Post-tensioned vs. conventional slabs — why it matters for repair
Many Austin slabs built since the 1990s, especially larger or newer homes, are post-tensioned (PT) rather than conventionally reinforced with plain rebar. A PT slab has steel cables (tendons) run through it and stressed after the concrete cures, putting the whole slab under compression — which resists the cracking and bending expansive clay tends to cause far better than a plain rebar slab does.

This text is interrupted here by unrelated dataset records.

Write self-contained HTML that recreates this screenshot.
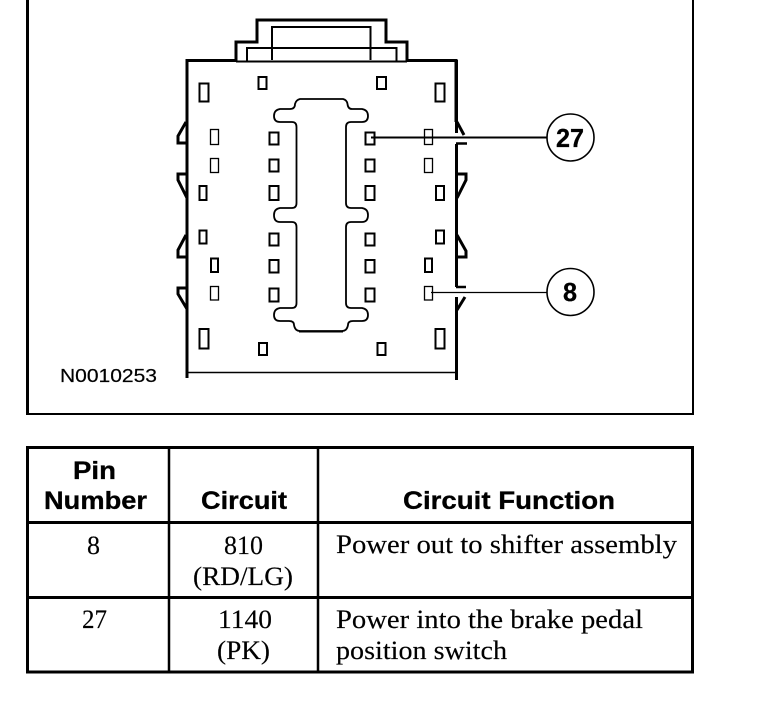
<!DOCTYPE html>
<html>
<head>
<meta charset="utf-8">
<style>
html,body{margin:0;padding:0;background:#fff;width:768px;height:704px;overflow:hidden}
svg{display:block}
.s{font-family:"Liberation Serif",serif;font-size:26px;fill:#000;stroke:#000;stroke-width:.15px}
.b{font-family:"Liberation Sans",sans-serif;font-size:25px;font-weight:bold;fill:#000;stroke:#000;stroke-width:.3px}
</style>
</head>
<body>
<svg width="768" height="704" viewBox="0 0 768 704" xmlns="http://www.w3.org/2000/svg">
<rect width="768" height="704" fill="#fff"/>
<!-- frame -->
<path d="M27.5 0V414" fill="none" stroke="#000" stroke-width="3"/>
<path d="M693 0V414" fill="none" stroke="#000" stroke-width="2"/>
<path d="M26 414H694" fill="none" stroke="#000" stroke-width="2"/>
<!-- connector top -->
<g fill="none" stroke="#000">
<path d="M236 61V42H257V20H386V42H407V61" stroke-width="3"/>
<path d="M236 61.500H407" stroke-width="2"/>
<path d="M272 60V27H370.500V60" stroke-width="2"/>
<path d="M247 61V48H396.500V61" stroke-width="2"/>
<!-- body sides -->
<path d="M236 60.500H187V122M456 122V60.500H407" stroke-width="3"/>
<path d="M187 122V378M456.500 60V133" stroke-width="3"/>
<path d="M456.500 144V287M456.500 297V380" stroke-width="3"/>
<path d="M187.500 372.500H456" stroke-width="1.500"/>
<!-- left notches -->
<path d="M186 122L178 136V143H187" stroke-width="3"/>
<path d="M187 174H178V180L187 198" stroke-width="3"/>
<path d="M186 235L178 250V257H187" stroke-width="3"/>
<path d="M187 288H178V294L187 309" stroke-width="3"/>
<!-- right notches -->
<path d="M457 122L464 135" stroke-width="3"/>
<path d="M456 143.500H467" stroke-width="2.500"/>
<path d="M456 174H466V180L457 198" stroke-width="3"/>
<path d="M457 235L466 251V257H456" stroke-width="3"/>
<path d="M456 287H466" stroke-width="2.500"/>
<path d="M465 297L457 310" stroke-width="3"/>
<!-- centre shape -->
<path d="M300 99H343Q347 100 347.500 104Q348 109 352 109H362Q368 110 368 116Q368 122 362 122H351Q346 122 346 127V203Q346 208 351 208H362Q368 209 368 215Q368 222 362 222H351Q346 222 346 227V303Q346 308 351 308H362Q368 309 368 315Q368 321 362 321H353Q348 321 348 325Q347 331 342 331H300Q295 331 294 325Q294 321 289 321H280Q274 321 274 315Q274 309 280 308H292Q296.500 308 296.500 303V227Q296.500 222 292 222H280Q274 222 274 215Q274 209 280 208H292Q296.500 208 296.500 203V127Q296.500 122 292 122H280Q274 122 274 116Q274 110 280 109H290Q295 109 295 104Q296 100 300 99Z" stroke-width="1.800"/>
<path d="M299 331.500H343" stroke-width="2"/>
</g>
<!-- pins -->
<g fill="#fff" stroke="#000" stroke-width="2">
<rect x="258.500" y="77" width="8" height="12"/>
<rect x="377" y="77" width="9" height="12"/>
<rect x="199.500" y="83.500" width="9" height="18"/>
<rect x="435.500" y="83.500" width="9" height="18"/>
<rect x="269.500" y="132.500" width="9" height="12"/>
<rect x="269.500" y="159.500" width="9" height="12"/>
<rect x="269.500" y="186" width="9" height="14"/>
<rect x="365.500" y="132.500" width="9" height="12"/>
<rect x="365.500" y="159.500" width="9" height="12"/>
<rect x="365.500" y="186" width="9" height="14"/>
<rect x="199.500" y="186" width="7" height="14"/>
<rect x="436" y="186" width="8" height="14"/>
<rect x="199.500" y="230.500" width="7" height="13"/>
<rect x="436" y="230.500" width="8" height="13"/>
<rect x="269.500" y="233.500" width="9" height="12"/>
<rect x="269.500" y="260" width="9" height="12.500"/>
<rect x="269.500" y="288.500" width="9" height="13"/>
<rect x="365.500" y="233.500" width="9" height="12"/>
<rect x="365.500" y="260" width="9" height="12.500"/>
<rect x="365.500" y="288.500" width="9" height="13"/>
<rect x="211" y="258.500" width="7" height="13.500"/>
<rect x="425" y="258.500" width="7" height="13.500"/>
<rect x="199.500" y="329" width="9" height="19.500"/>
<rect x="435.500" y="329" width="9" height="19.500"/>
<rect x="259" y="343" width="8" height="12"/>
<rect x="377.500" y="343" width="8" height="12"/>
</g>
<g fill="#fff" stroke="#000" stroke-width="1.300">
<rect x="210.500" y="129.500" width="8" height="15"/>
<rect x="210.500" y="158.500" width="8" height="14"/>
<rect x="424.500" y="129.500" width="8" height="15"/>
<rect x="424.500" y="158.500" width="8" height="14"/>
<rect x="210.500" y="286.500" width="8" height="13.500"/>
<rect x="424.500" y="286.500" width="8" height="13.500"/>
</g>
<!-- leaders and callouts -->
<path d="M371 137.500H547" stroke="#000" stroke-width="2" fill="none"/>
<path d="M431 292.500H547" stroke="#000" stroke-width="1.300" fill="none"/>
<circle cx="570.500" cy="137.500" r="23.500" fill="#fff" stroke="#000" stroke-width="1.600"/>
<circle cx="570.500" cy="292" r="23.500" fill="#fff" stroke="#000" stroke-width="1.600"/>
<text class="b" x="556" y="147" textLength="28" lengthAdjust="spacingAndGlyphs" style="font-size:26px">27</text>
<text class="b" x="563" y="301" textLength="14" lengthAdjust="spacingAndGlyphs" style="font-size:26px">8</text>
<text x="60" y="382" textLength="97" lengthAdjust="spacingAndGlyphs" style="font-family:'Liberation Sans',sans-serif;font-size:18px;fill:#000;stroke:#000;stroke-width:.2px">N0010253</text>
<!-- table -->
<g fill="none" stroke="#000" stroke-width="3">
<rect x="27.500" y="447.500" width="665" height="224.500"/>
<path d="M27 522.500H692M27 597.500H692"/>
</g>
<path d="M169 447V672M318 447V672" stroke="#000" stroke-width="2.500" fill="none"/>
<text class="b" x="73" y="479" textLength="43" lengthAdjust="spacingAndGlyphs">Pin</text>
<text class="b" x="44" y="509" textLength="103" lengthAdjust="spacingAndGlyphs">Number</text>
<text class="b" x="201" y="509" textLength="86" lengthAdjust="spacingAndGlyphs">Circuit</text>
<text class="b" x="403" y="509" textLength="212" lengthAdjust="spacingAndGlyphs">Circuit Function</text>
<text class="s" x="87" y="554" textLength="13" lengthAdjust="spacingAndGlyphs">8</text>
<text class="s" x="224" y="554" textLength="39" lengthAdjust="spacingAndGlyphs">810</text>
<text class="s" x="193" y="585" textLength="100" lengthAdjust="spacingAndGlyphs">(RD/LG)</text>
<text class="s" x="336" y="553" textLength="341" lengthAdjust="spacingAndGlyphs">Power out to shifter assembly</text>
<text class="s" x="82" y="628" textLength="25" lengthAdjust="spacingAndGlyphs">27</text>
<text class="s" x="218" y="628" textLength="54" lengthAdjust="spacingAndGlyphs">1140</text>
<text class="s" x="217" y="659" textLength="53" lengthAdjust="spacingAndGlyphs">(PK)</text>
<text class="s" x="336" y="628" textLength="307" lengthAdjust="spacingAndGlyphs">Power into the brake pedal</text>
<text class="s" x="336" y="659" textLength="171" lengthAdjust="spacingAndGlyphs">position switch</text>
</svg>
</body>
</html>
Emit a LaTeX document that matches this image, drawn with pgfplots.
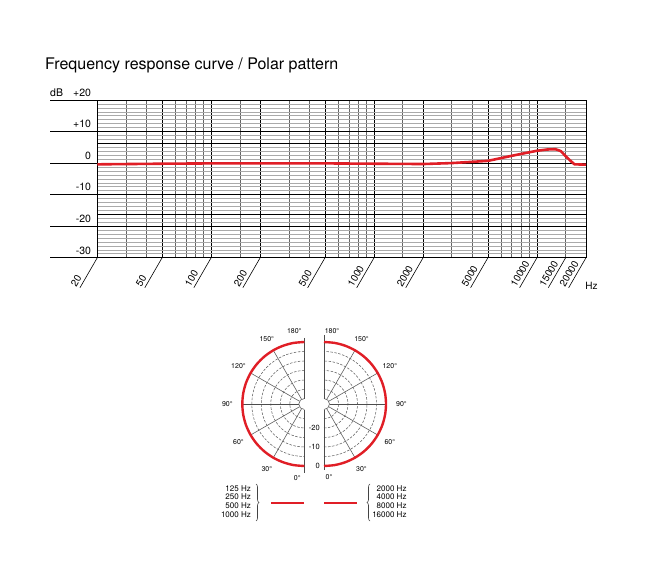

The repair-relevant catch: those tendons stay live under tension inside the slab for its life. Before any drilling, coring, or interior piering, a competent crew locates them first (with ground-penetrating radar or a tendon locator) and works around them — cutting a live tendon is a real safety and structural risk, which is exactly why the Post-Tensioning Institute publishes field guidance for modifying PT structures. If you’re not sure whether your slab is post-tensioned, your original building plans (or an inspector) will tell you; it changes how piers or access points get placed, not whether repair is needed.
What it costs and what protects the repair
Budget $4,000–$12,000 for a typical Austin slab repair; see the full cost guide for the breakdown. Whatever you spend on piers, protect it by controlling water — grading, gutters, and steady summer foundation watering keep the clay’s moisture stable so new low spots don’t develop. Compare your options in pier & beam vs. slab.
Frequently asked questions
How do you repair a slab foundation?
By underpinning it: a contractor installs piers (pressed concrete or steel) at intervals beneath the slab's perimeter, then uses them to lift the settled areas back toward level and hold them there. Interior piering through the slab is used when the center has dropped.
How much does slab foundation repair cost in Austin?
Most slab repairs run $4,000–$12,000. The driver is pier count — 8 to 20 piers is typical — at roughly $300–$800 per pressed-concrete pier or $1,200–$2,500 per steel pier.
Can a slab foundation be fixed permanently?
Piering can permanently stabilize the settled areas, and reputable companies back it with a transferable warranty. But because the surrounding clay keeps moving, controlling water with drainage and consistent foundation watering is essential to prevent new problem areas.
What causes slab foundations to fail in Texas?
Expansive clay. It swells when wet and shrinks in drought, repeatedly lifting and dropping the slab. Add poor drainage, large trees pulling moisture from the soil, or plumbing leaks, and movement accelerates.
Is my slab foundation post-tensioned?
Homes built in Austin from the 1990s onward, especially larger or newer construction, are more likely to be post-tensioned — check your original building plans or ask an inspector. It doesn't change whether repair is needed, but it changes how piers or plumbing access get installed, since the internal steel tendons must be located and avoided first.
Does a crack in my slab always mean foundation failure?
No. Hairline, straight cracks along a slab's control joints (the saw-cut lines) are normal shrinkage as concrete cures and aren't a foundation problem. Diagonal cracks that widen, track with door or window frame separation, or show up alongside sloping floors are the pattern worth having an engineer look at.